As for DeFi lending protocols — where competing centralized lenders saw a spate of bankruptcies earlier this year — Compound’s users were up 50% and transactions 115%, Aave’s up 70% and 99%,and yearn.finance’s up 41% and 91%.

And while the transactions spike didn’t last, there’s a fairly good likelihood the customers will.

DIY

Meanwhile, hardware wallets used for self-custody have seen a spike in sales, with Trezor telling Cointelegraph on Nov. 15 that sales spiked 300% over the previous week.
“We expect this trend to continue in the short to mid term, as the contagion of FTX failure continues to unwind and Bitcoin or cryptocurrency holders lose trust in custodians and finally start to explore their options to self-custody their digital assets,” its brand ambassador Josef Tetek said.
Ledger saw the same thing, with CEO Pascal Gauthier telling Decrypt on Nov. 15 that “[l]ast week saw Ledger's highest sales week in history. Sunday was our single highest day of sales ever. Until Monday, when we beat our all-time high again.
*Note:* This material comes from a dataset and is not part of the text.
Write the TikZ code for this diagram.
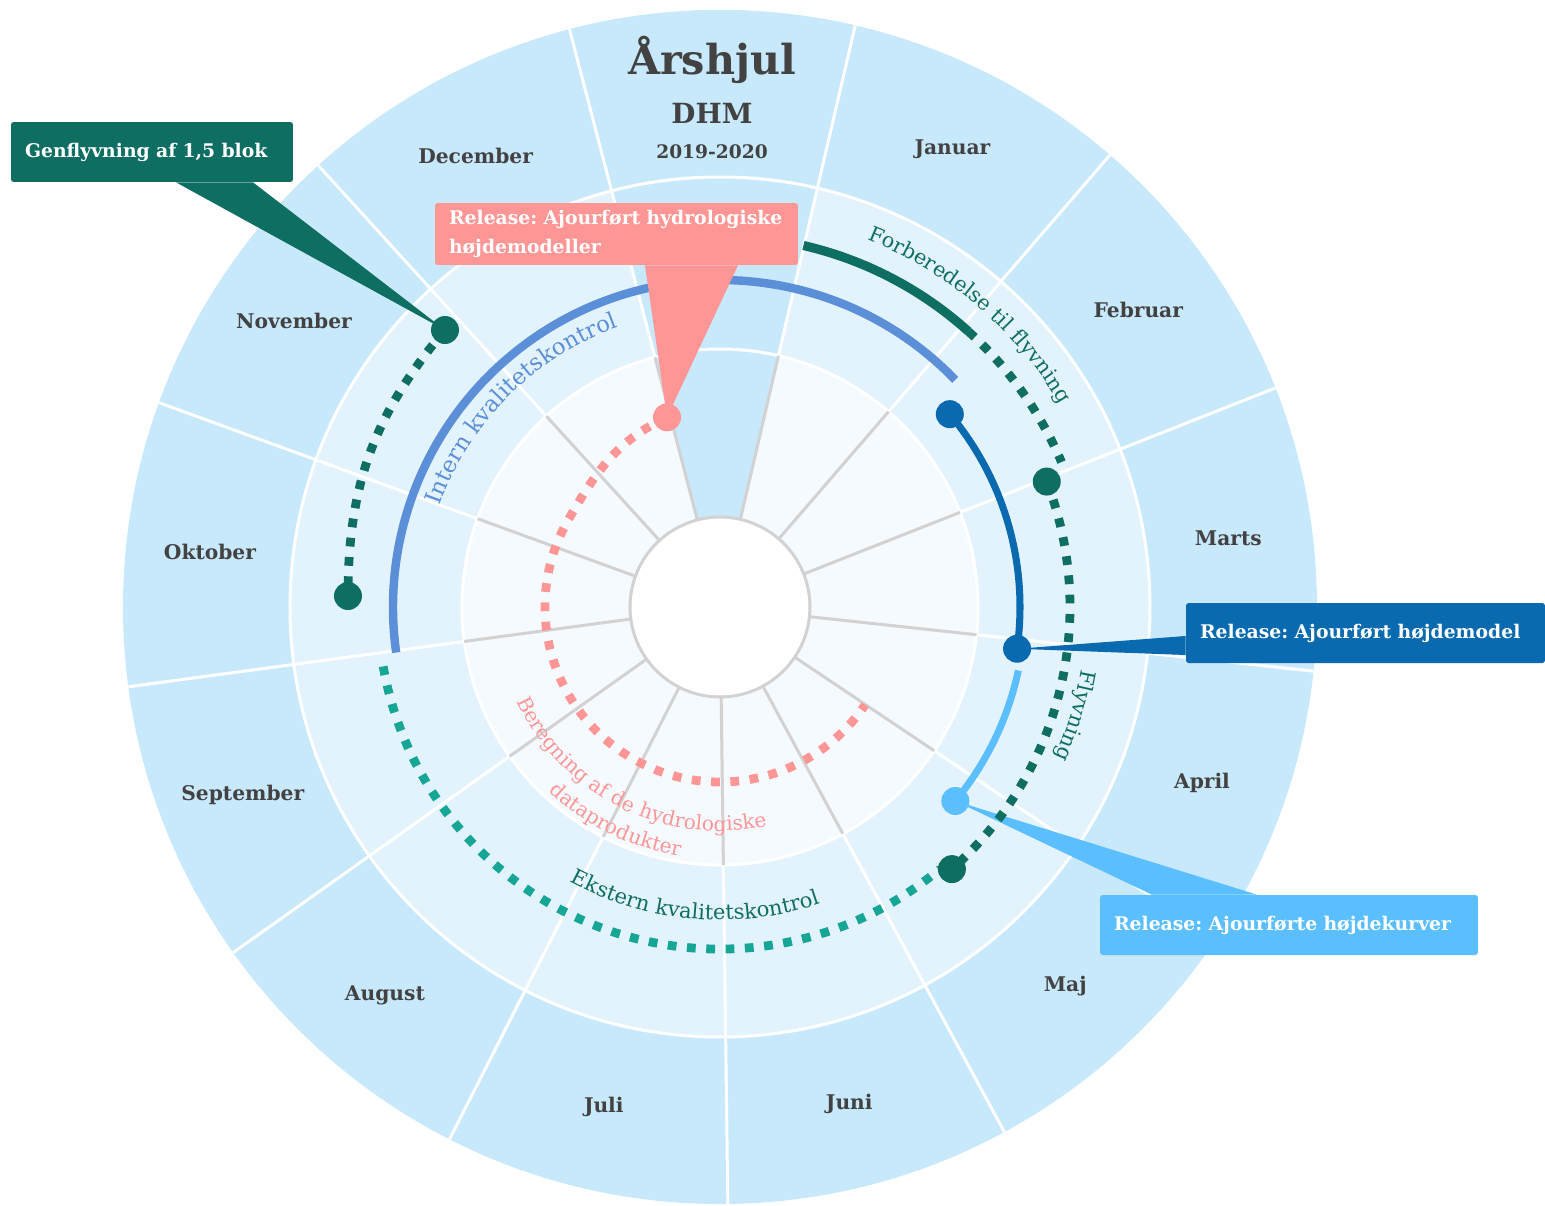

He added:
“The message is clear: people are realizing that we must return to decentralization and to self-custody. ‘Not your keys, not your coins.’ A saying as old as crypto itself, but it has never been more relevant."

Data analytics firm Glassnode tweeted on Nov. 15 that the “fallout of the #FTX collapse appears to be a dramatic shift towards self-custody, especially for $BTC and $ETH.”